EXERCISE DATA:
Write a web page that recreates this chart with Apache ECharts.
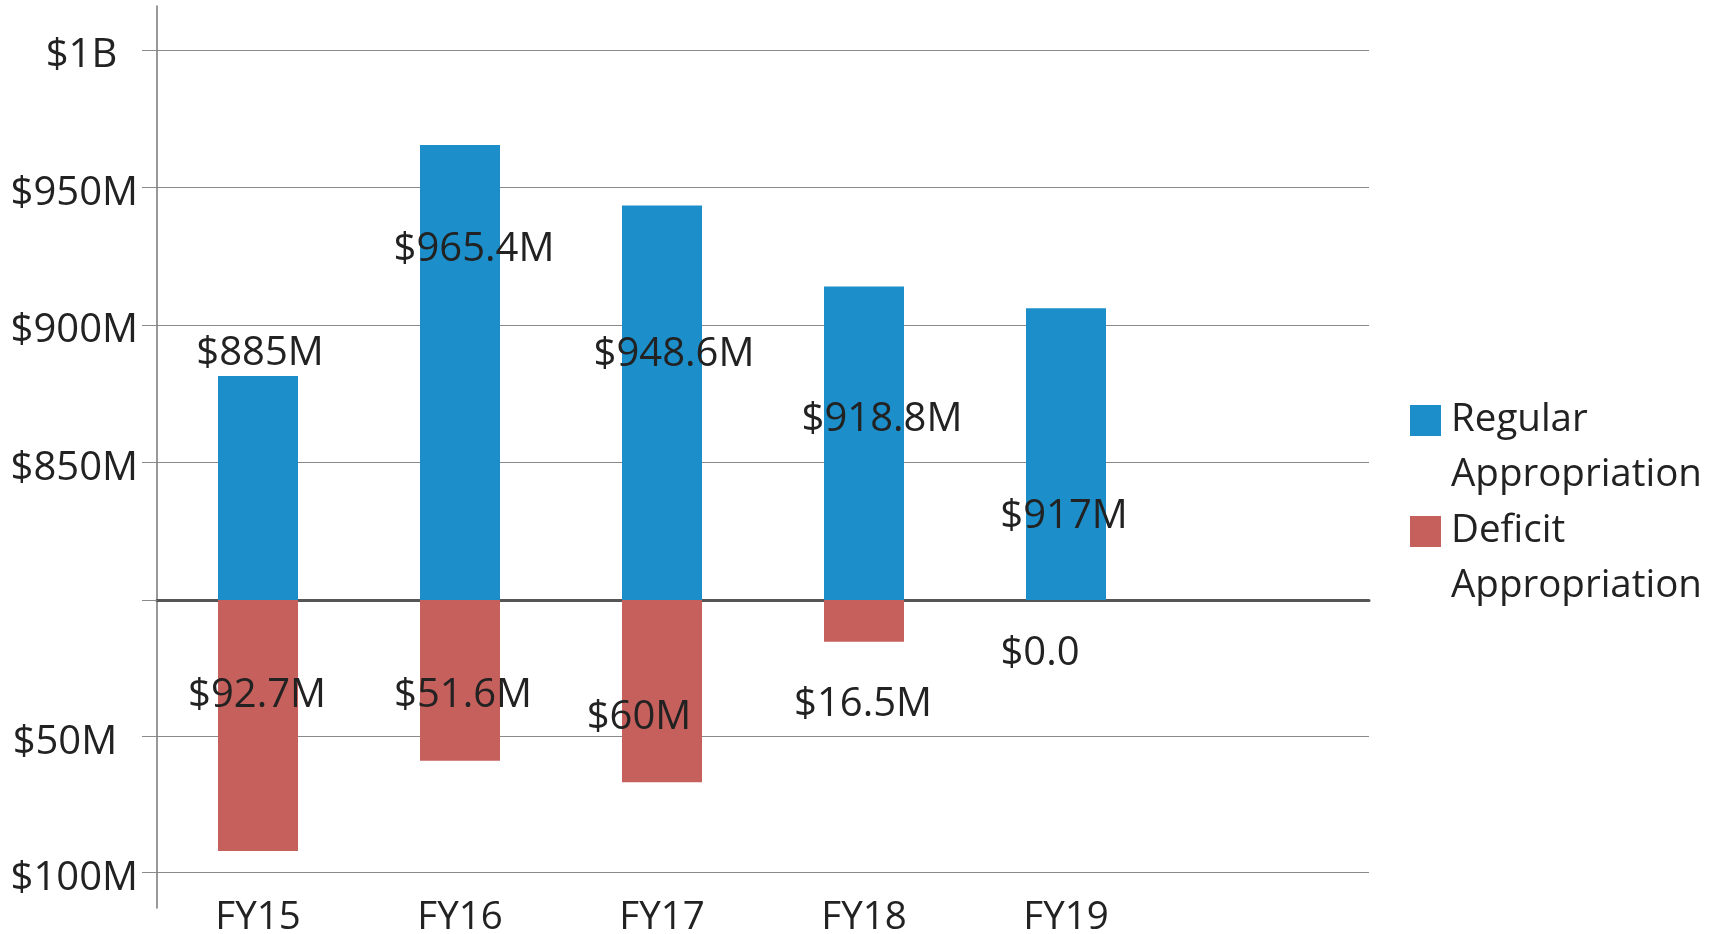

==

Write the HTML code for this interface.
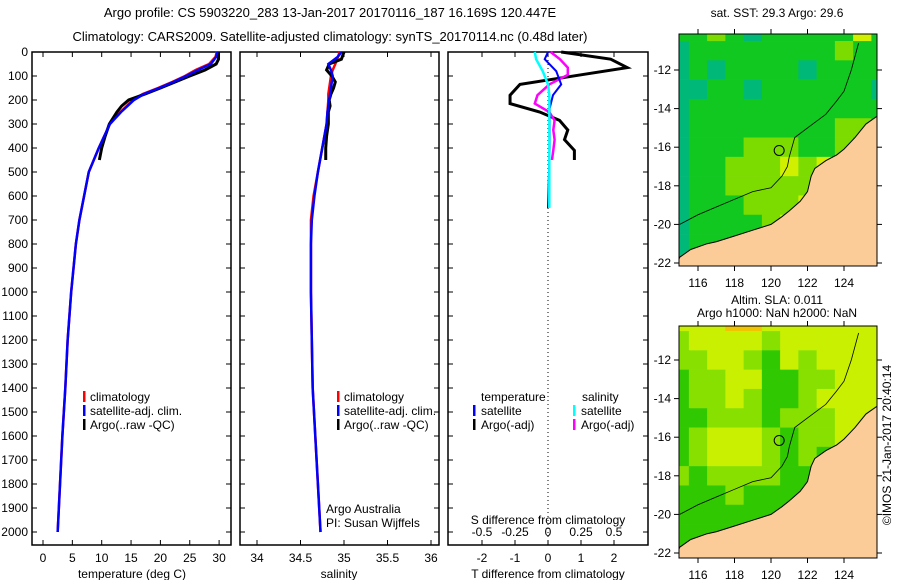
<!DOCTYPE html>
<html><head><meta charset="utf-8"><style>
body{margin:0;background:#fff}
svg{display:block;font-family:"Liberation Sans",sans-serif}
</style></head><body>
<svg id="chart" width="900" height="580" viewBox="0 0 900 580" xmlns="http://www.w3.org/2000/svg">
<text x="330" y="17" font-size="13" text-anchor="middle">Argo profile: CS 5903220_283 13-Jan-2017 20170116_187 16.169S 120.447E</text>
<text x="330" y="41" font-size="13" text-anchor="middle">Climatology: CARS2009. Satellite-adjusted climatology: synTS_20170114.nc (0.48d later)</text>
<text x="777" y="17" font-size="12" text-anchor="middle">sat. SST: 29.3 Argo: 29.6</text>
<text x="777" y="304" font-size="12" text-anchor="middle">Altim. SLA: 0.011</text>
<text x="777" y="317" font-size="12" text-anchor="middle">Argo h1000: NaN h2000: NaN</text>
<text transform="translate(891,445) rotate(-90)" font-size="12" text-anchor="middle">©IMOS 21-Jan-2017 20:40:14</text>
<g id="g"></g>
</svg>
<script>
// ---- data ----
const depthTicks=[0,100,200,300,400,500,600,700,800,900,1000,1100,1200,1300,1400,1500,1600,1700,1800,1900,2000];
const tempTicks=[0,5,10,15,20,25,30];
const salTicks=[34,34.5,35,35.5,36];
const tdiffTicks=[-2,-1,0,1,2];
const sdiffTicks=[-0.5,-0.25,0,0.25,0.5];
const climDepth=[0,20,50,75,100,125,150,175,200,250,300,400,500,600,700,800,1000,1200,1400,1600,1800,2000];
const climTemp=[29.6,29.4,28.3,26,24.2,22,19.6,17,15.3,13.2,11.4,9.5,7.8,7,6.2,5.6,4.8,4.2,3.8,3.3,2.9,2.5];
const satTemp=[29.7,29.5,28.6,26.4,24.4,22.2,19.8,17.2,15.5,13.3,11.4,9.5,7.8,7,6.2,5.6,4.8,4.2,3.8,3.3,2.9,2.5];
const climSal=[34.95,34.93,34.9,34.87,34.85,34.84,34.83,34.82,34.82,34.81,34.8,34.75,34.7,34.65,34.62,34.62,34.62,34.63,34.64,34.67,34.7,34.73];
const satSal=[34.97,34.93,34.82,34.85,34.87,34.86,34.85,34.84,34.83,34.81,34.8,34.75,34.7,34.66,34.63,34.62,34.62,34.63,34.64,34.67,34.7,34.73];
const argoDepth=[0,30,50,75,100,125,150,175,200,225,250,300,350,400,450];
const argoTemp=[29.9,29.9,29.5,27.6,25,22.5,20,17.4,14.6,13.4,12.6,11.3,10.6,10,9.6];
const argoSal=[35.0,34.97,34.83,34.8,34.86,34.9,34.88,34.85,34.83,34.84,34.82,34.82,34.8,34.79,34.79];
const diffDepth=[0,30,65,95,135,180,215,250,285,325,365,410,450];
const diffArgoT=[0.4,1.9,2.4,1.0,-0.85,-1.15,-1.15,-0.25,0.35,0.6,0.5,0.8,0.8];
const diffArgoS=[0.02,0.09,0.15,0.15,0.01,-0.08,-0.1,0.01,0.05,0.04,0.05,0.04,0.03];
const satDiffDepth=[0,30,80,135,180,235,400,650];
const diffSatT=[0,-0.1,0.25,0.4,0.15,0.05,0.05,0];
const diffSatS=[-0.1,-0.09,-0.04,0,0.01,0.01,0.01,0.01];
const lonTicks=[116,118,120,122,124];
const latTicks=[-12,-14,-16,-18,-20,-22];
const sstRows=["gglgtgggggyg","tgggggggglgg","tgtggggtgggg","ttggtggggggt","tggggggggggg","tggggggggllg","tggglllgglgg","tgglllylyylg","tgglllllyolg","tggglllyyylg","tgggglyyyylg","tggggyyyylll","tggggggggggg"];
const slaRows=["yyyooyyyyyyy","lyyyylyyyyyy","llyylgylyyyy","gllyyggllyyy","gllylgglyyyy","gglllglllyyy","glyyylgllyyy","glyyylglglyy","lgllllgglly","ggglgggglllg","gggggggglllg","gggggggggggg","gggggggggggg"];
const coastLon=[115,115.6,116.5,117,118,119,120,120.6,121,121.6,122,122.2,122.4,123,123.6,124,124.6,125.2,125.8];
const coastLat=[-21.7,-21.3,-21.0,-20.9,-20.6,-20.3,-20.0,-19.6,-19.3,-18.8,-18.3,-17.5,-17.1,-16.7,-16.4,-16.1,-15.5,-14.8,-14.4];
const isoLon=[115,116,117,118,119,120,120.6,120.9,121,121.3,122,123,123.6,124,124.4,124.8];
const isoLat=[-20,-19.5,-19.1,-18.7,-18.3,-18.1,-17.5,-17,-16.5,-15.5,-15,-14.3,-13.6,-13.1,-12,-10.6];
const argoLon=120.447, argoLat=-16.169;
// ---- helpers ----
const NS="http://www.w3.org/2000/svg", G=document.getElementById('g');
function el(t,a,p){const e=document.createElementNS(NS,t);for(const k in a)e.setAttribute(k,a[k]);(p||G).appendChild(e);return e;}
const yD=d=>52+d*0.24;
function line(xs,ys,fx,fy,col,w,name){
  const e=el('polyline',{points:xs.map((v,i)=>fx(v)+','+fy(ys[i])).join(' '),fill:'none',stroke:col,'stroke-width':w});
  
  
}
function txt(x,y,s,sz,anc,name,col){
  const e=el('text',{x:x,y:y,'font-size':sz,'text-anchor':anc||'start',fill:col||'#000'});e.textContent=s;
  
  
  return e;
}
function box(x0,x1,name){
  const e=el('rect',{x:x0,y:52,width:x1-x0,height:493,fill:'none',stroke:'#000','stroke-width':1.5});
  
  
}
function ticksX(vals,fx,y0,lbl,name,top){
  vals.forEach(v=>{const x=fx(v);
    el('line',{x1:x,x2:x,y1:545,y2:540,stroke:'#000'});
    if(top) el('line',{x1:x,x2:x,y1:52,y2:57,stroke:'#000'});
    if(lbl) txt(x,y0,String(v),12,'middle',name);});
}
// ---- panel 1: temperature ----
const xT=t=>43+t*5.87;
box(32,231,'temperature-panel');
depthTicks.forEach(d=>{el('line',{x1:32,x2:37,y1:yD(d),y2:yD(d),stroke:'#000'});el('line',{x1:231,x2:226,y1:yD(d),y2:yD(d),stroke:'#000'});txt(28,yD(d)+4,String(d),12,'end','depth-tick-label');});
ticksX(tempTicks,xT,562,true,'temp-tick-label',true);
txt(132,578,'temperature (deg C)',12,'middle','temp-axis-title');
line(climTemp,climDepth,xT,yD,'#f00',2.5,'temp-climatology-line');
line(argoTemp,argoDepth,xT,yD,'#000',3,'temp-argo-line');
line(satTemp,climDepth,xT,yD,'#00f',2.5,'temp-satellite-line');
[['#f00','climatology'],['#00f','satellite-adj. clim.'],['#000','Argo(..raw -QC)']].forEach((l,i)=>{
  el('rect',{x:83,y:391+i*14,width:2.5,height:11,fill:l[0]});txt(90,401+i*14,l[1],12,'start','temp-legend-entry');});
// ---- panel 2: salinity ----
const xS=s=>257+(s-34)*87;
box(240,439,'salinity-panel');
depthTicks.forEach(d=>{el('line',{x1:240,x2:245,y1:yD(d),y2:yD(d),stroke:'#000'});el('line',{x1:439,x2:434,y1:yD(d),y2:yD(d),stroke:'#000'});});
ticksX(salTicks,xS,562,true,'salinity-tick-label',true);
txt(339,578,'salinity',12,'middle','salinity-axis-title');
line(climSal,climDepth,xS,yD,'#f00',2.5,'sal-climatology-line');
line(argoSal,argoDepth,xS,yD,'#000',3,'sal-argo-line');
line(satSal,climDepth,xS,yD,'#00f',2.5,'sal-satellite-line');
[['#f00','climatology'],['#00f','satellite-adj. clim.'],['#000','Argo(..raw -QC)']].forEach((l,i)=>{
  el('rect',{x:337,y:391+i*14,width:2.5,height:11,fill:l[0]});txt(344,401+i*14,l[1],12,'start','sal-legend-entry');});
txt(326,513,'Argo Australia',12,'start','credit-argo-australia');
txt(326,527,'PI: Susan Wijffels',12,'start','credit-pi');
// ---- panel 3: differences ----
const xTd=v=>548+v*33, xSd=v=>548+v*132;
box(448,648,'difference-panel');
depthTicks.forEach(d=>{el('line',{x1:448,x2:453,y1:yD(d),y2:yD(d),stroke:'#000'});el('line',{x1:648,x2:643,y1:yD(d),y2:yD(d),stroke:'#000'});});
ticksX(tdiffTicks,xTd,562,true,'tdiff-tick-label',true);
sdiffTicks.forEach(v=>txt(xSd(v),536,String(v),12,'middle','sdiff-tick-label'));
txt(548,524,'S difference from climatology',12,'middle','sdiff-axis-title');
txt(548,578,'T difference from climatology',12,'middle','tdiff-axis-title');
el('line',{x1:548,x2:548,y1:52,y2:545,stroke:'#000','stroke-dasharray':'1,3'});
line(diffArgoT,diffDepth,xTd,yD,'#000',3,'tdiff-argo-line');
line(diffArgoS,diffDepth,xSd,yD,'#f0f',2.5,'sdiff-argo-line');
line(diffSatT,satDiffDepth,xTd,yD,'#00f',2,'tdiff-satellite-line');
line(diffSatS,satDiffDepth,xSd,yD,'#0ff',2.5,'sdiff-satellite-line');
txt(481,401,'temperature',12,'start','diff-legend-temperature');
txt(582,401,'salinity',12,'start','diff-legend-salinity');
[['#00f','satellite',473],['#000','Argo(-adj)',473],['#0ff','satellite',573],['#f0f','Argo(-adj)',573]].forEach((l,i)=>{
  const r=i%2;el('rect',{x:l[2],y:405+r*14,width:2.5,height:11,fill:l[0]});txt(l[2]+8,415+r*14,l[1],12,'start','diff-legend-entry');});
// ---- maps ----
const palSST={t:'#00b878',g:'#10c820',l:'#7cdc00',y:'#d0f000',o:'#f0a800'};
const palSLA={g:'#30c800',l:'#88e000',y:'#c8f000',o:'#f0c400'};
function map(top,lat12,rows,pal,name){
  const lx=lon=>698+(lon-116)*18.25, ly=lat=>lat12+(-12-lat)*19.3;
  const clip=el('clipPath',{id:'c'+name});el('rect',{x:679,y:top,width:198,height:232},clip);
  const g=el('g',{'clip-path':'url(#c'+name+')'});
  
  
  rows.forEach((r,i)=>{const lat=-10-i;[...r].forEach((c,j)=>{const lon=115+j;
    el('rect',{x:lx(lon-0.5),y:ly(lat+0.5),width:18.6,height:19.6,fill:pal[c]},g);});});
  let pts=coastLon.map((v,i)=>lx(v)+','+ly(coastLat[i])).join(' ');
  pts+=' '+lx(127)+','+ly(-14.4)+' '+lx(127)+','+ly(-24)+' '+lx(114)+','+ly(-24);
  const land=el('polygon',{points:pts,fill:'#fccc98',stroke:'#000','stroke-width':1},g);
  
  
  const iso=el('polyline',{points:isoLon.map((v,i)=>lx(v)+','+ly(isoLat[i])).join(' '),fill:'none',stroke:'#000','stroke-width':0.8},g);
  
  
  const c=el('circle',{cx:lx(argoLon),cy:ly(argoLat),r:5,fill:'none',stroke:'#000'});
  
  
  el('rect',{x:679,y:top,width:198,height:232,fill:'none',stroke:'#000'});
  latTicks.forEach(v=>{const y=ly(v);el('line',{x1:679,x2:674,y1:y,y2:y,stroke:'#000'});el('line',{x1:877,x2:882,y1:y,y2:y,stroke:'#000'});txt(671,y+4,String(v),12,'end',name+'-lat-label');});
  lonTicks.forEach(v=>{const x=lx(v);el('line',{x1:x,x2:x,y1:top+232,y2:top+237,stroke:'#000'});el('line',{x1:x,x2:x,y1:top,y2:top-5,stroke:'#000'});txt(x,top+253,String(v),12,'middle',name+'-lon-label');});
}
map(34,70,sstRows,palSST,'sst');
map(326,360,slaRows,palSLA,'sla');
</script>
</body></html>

SET EXERCISE: How many lines in the listing above contain the string "this"? Answer with the number only.

PROBLEM SOLUTION: 2